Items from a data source
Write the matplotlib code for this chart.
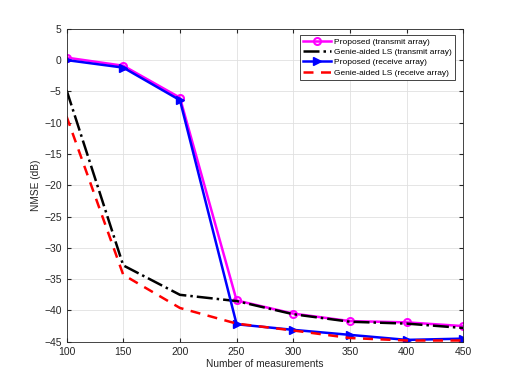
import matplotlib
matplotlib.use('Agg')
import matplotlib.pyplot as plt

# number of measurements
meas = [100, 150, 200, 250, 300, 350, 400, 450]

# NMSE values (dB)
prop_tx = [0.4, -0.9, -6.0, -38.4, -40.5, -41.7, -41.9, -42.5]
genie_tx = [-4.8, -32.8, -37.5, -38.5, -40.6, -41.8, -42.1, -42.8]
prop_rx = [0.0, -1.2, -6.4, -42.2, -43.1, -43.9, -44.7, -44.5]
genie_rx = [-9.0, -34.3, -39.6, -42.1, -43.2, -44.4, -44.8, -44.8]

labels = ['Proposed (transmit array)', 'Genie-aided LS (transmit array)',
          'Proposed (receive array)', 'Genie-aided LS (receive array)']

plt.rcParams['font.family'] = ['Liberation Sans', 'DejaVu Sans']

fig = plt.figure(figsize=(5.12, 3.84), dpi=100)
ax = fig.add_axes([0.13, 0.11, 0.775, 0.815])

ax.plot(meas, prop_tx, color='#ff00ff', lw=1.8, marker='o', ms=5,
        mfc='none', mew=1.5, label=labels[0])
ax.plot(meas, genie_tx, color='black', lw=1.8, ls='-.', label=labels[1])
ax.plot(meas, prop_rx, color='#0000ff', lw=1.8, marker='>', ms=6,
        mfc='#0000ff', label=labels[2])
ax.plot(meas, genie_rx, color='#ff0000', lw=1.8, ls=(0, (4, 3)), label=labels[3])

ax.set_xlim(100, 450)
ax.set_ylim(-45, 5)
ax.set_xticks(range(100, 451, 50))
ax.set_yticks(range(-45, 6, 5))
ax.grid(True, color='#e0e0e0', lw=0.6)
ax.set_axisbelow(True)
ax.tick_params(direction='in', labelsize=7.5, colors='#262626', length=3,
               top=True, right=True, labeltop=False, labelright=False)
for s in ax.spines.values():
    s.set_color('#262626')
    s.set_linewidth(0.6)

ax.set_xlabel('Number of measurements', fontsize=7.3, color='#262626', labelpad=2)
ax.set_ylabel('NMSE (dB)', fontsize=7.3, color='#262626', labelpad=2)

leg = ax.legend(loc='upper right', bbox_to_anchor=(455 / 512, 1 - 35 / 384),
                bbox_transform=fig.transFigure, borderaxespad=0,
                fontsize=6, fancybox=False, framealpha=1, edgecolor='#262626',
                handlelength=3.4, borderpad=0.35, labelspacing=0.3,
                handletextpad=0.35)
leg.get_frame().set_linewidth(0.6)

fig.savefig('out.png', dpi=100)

--

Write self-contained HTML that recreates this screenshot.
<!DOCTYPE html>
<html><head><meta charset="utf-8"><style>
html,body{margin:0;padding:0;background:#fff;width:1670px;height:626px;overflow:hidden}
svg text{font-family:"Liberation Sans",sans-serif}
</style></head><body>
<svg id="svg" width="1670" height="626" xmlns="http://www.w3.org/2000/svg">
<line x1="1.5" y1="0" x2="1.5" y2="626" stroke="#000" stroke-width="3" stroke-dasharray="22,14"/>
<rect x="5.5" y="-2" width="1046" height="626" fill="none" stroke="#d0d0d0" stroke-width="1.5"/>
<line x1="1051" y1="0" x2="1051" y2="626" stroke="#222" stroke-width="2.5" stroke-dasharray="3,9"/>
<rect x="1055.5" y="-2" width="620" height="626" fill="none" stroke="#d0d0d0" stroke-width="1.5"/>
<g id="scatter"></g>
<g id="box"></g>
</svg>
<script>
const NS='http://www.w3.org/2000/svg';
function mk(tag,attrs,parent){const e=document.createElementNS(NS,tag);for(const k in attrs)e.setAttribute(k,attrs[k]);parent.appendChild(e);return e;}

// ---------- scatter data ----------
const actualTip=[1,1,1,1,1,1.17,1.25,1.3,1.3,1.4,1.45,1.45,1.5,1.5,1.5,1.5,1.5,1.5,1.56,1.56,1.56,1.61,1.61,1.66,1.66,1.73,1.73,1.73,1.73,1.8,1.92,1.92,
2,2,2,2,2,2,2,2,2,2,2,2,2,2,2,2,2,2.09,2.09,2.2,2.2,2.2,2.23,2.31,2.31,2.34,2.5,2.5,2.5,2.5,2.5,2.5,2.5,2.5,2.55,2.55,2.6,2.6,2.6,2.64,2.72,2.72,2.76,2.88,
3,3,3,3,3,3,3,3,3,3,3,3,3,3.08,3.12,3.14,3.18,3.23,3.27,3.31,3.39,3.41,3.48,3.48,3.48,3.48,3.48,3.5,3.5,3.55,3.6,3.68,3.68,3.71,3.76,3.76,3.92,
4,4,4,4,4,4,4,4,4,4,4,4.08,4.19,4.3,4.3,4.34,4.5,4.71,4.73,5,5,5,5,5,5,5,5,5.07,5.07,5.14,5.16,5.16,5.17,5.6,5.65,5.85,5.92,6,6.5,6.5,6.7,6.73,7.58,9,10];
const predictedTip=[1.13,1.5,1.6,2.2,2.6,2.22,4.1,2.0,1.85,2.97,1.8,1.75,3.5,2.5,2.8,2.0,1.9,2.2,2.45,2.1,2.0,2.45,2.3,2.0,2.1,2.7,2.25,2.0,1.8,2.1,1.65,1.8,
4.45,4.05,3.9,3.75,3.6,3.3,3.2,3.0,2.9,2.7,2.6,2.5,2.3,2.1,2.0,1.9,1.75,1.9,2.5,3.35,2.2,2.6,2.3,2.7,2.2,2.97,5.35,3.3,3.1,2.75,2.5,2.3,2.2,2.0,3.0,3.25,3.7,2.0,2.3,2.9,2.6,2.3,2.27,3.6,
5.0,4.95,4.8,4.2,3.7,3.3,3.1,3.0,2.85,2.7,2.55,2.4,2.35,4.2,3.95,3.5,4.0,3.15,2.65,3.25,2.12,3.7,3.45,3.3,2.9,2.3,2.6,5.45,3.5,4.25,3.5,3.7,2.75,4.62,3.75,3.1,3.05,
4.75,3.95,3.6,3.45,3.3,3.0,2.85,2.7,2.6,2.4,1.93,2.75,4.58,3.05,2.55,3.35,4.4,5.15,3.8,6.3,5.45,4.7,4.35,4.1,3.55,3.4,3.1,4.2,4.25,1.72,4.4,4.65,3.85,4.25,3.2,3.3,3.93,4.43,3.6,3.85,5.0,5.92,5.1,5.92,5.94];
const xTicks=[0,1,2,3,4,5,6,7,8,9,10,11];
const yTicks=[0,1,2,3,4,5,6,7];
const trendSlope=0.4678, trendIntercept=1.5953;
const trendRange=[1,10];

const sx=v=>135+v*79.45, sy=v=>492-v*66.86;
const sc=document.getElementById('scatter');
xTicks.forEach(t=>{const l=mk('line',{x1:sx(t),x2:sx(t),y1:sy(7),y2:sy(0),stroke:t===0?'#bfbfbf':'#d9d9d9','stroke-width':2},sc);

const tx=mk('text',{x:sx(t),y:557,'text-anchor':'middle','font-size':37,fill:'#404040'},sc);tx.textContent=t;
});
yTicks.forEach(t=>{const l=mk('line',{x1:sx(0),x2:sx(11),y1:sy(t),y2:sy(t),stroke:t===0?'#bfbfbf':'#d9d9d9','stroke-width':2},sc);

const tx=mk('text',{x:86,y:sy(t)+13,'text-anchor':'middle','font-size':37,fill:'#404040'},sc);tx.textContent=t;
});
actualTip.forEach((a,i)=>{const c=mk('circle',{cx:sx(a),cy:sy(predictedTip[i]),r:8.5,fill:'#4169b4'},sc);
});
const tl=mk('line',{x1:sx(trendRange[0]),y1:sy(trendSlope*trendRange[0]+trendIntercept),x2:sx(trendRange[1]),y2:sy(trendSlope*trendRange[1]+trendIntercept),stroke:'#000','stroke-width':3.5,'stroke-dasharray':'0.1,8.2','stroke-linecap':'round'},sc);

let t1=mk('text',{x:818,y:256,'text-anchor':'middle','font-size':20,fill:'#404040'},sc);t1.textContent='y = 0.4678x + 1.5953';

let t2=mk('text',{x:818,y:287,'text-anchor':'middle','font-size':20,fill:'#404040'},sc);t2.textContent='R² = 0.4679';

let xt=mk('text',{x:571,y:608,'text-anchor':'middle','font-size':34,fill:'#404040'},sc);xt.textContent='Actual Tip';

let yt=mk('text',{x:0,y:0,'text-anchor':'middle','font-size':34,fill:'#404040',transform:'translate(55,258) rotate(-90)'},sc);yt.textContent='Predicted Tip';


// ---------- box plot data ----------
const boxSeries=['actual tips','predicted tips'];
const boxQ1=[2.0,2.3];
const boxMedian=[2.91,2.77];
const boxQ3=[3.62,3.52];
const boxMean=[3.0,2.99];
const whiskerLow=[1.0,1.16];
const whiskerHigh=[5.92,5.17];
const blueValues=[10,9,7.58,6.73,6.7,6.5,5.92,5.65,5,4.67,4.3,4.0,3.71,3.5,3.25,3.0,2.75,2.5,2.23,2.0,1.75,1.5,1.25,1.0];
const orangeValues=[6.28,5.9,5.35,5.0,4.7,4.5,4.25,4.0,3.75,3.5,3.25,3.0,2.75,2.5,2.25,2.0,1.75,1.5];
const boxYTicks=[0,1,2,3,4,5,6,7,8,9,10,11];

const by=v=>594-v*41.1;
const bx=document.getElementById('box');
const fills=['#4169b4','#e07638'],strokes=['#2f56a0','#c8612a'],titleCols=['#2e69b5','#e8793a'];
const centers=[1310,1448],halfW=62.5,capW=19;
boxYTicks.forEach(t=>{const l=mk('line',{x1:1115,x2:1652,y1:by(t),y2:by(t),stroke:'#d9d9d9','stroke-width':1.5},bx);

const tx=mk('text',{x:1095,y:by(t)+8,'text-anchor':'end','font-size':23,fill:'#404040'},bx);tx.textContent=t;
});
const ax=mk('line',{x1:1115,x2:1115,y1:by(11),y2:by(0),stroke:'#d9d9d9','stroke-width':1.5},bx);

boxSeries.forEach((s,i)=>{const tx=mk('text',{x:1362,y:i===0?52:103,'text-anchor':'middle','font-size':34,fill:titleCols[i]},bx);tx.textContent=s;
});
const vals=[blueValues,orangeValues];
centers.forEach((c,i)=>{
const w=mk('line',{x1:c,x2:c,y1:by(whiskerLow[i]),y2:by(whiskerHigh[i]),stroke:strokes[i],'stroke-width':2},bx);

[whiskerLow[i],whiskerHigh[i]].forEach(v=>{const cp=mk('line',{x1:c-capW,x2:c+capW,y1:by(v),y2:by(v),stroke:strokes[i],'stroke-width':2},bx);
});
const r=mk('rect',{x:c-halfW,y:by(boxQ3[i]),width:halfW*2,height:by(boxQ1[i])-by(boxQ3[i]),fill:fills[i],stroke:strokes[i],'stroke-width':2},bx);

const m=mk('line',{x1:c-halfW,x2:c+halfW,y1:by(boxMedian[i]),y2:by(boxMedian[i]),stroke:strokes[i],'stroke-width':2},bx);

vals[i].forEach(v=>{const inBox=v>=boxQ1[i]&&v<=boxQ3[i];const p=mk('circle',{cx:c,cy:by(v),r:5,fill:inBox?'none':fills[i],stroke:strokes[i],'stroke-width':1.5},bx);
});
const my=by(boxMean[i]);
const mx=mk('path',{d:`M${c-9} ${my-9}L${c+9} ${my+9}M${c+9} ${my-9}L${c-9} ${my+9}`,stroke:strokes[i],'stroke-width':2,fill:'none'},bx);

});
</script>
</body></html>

(WHAT TO DO): Give again, word for word, only the lines starting at the line with "Write the matplotlib code for this chart." and ending at the line with "meas = [100, 150, 200, 250, 300, 350, 400, 450]", keeping both end lines; pictures stay out.

(EXERCISE OUTPUT):
Write the matplotlib code for this chart.
import matplotlib
matplotlib.use('Agg')
import matplotlib.pyplot as plt

# number of measurements
meas = [100, 150, 200, 250, 300, 350, 400, 450]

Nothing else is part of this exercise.